**What needs to be done:**
Scan the material and copy every line in which "this" appears.

**Records shown:**
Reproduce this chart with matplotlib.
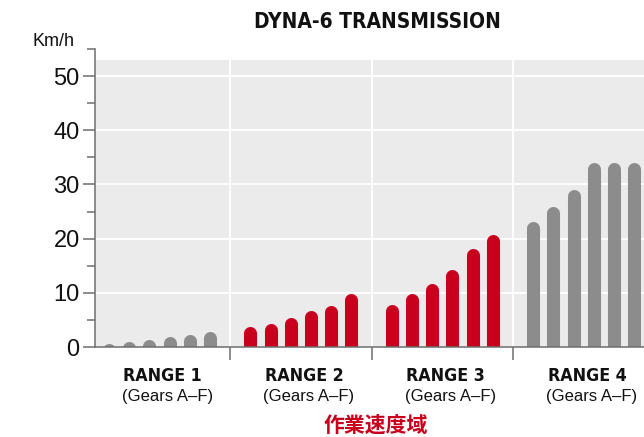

--

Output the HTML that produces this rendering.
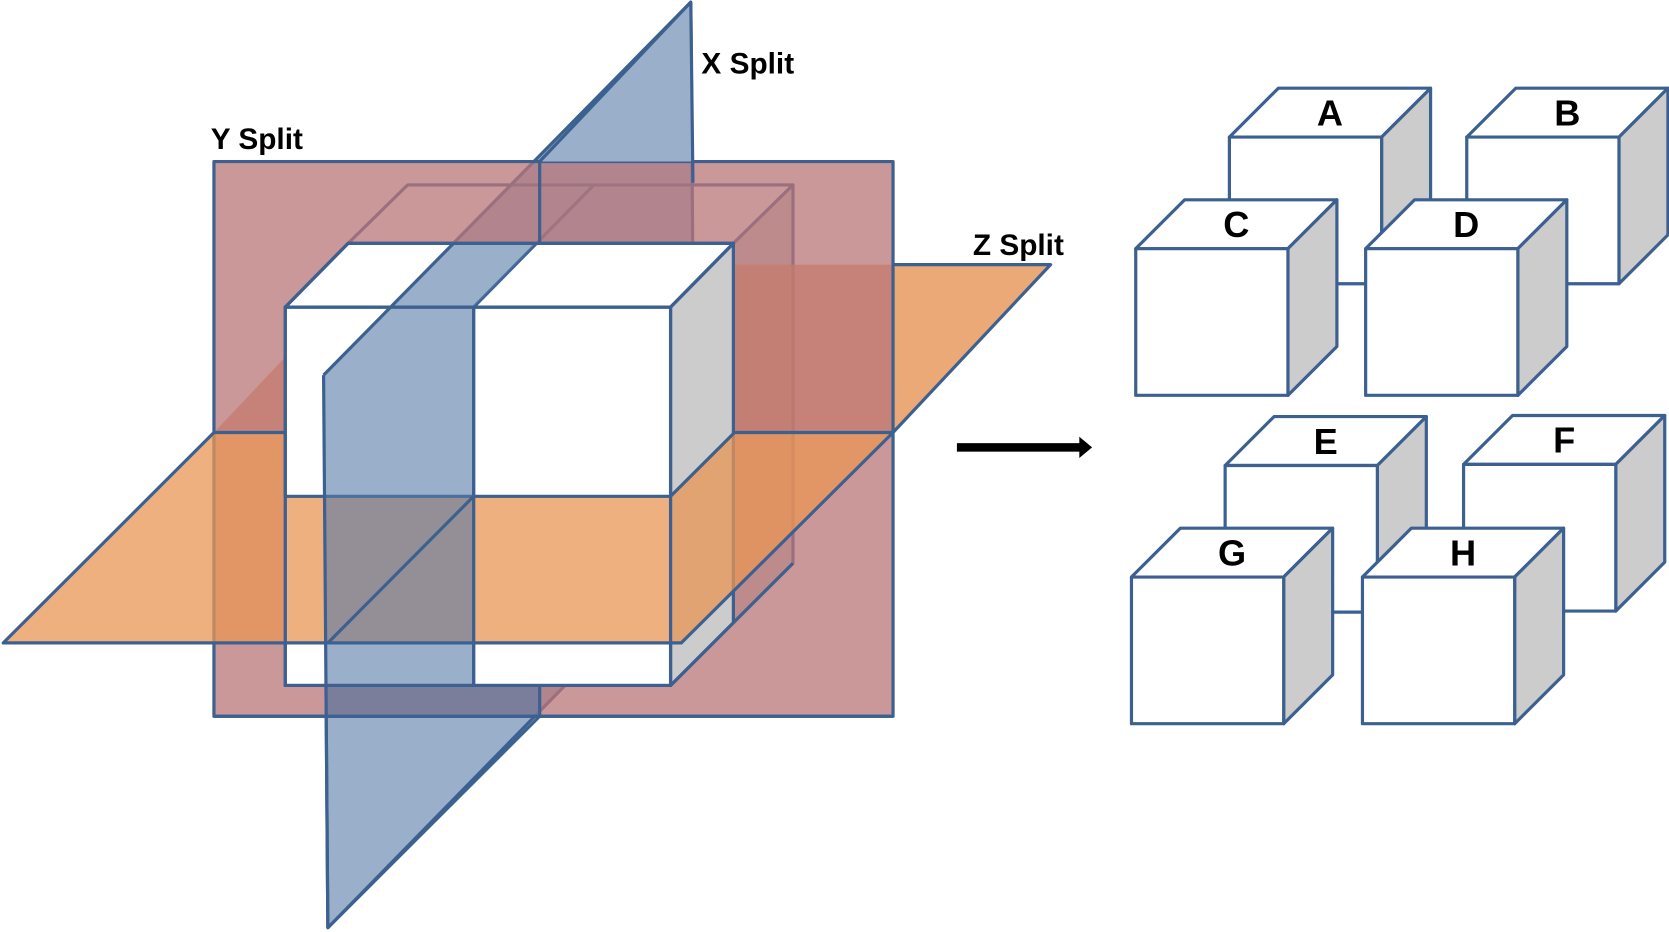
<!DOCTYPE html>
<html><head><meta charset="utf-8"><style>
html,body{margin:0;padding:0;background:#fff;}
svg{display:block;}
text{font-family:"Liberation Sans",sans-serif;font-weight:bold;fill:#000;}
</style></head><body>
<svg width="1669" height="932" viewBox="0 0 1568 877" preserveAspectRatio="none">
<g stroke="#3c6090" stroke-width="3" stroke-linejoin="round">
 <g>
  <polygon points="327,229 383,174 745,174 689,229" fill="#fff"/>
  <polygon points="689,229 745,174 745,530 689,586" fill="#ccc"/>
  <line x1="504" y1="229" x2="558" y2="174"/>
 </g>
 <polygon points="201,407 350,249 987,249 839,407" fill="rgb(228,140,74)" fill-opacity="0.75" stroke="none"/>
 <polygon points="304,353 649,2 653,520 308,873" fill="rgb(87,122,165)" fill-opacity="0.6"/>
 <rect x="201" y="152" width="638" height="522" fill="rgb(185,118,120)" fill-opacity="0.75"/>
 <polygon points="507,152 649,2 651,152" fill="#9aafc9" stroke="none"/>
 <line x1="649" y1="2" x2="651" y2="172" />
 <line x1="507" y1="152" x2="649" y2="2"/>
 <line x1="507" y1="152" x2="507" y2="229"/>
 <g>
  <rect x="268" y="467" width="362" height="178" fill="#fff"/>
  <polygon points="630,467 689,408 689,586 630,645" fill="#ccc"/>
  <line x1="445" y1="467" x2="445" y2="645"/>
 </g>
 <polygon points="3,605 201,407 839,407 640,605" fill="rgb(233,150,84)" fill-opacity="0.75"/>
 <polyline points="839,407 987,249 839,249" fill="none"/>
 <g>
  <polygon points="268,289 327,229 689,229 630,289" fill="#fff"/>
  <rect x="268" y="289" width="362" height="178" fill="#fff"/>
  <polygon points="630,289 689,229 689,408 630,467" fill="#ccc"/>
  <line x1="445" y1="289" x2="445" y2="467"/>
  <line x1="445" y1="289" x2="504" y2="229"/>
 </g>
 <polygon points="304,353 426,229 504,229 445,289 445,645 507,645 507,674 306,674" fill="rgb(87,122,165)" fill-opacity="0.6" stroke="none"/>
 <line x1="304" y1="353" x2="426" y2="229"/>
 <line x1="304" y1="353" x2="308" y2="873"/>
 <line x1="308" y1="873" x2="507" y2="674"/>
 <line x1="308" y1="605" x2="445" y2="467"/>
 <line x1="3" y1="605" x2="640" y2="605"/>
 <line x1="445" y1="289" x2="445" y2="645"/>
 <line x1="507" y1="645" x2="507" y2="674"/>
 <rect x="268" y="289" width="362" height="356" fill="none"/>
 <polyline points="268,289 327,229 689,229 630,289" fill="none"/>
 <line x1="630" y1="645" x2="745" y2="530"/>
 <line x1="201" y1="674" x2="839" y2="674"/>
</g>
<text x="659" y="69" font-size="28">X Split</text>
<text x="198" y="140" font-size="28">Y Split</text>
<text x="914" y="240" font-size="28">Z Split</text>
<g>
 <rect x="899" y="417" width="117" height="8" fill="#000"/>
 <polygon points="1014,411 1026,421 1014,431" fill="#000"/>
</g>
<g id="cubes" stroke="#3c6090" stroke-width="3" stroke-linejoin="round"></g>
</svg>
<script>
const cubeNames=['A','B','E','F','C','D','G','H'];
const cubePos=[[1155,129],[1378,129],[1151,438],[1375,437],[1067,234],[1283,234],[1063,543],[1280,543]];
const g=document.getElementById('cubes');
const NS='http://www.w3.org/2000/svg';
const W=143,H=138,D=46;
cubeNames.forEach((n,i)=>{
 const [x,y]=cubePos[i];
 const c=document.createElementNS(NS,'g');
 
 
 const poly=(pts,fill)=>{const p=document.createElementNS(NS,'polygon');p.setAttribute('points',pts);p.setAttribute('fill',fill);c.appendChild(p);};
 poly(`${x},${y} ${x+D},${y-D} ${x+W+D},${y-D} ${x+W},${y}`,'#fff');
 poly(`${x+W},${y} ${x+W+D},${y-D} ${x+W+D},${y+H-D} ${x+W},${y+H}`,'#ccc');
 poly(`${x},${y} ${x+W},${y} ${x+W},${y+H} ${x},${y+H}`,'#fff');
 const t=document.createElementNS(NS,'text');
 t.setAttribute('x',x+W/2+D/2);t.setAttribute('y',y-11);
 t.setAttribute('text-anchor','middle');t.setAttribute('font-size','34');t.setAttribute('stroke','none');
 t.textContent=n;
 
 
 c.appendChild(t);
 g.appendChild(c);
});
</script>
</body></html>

...

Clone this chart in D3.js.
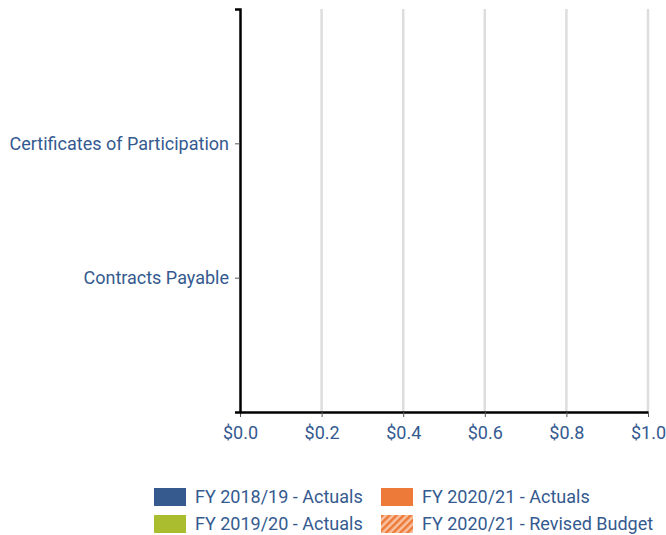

**The response:**
Reproduce this chart with matplotlib.
Output the HTML that produces this rendering.
Clone this chart in D3.js.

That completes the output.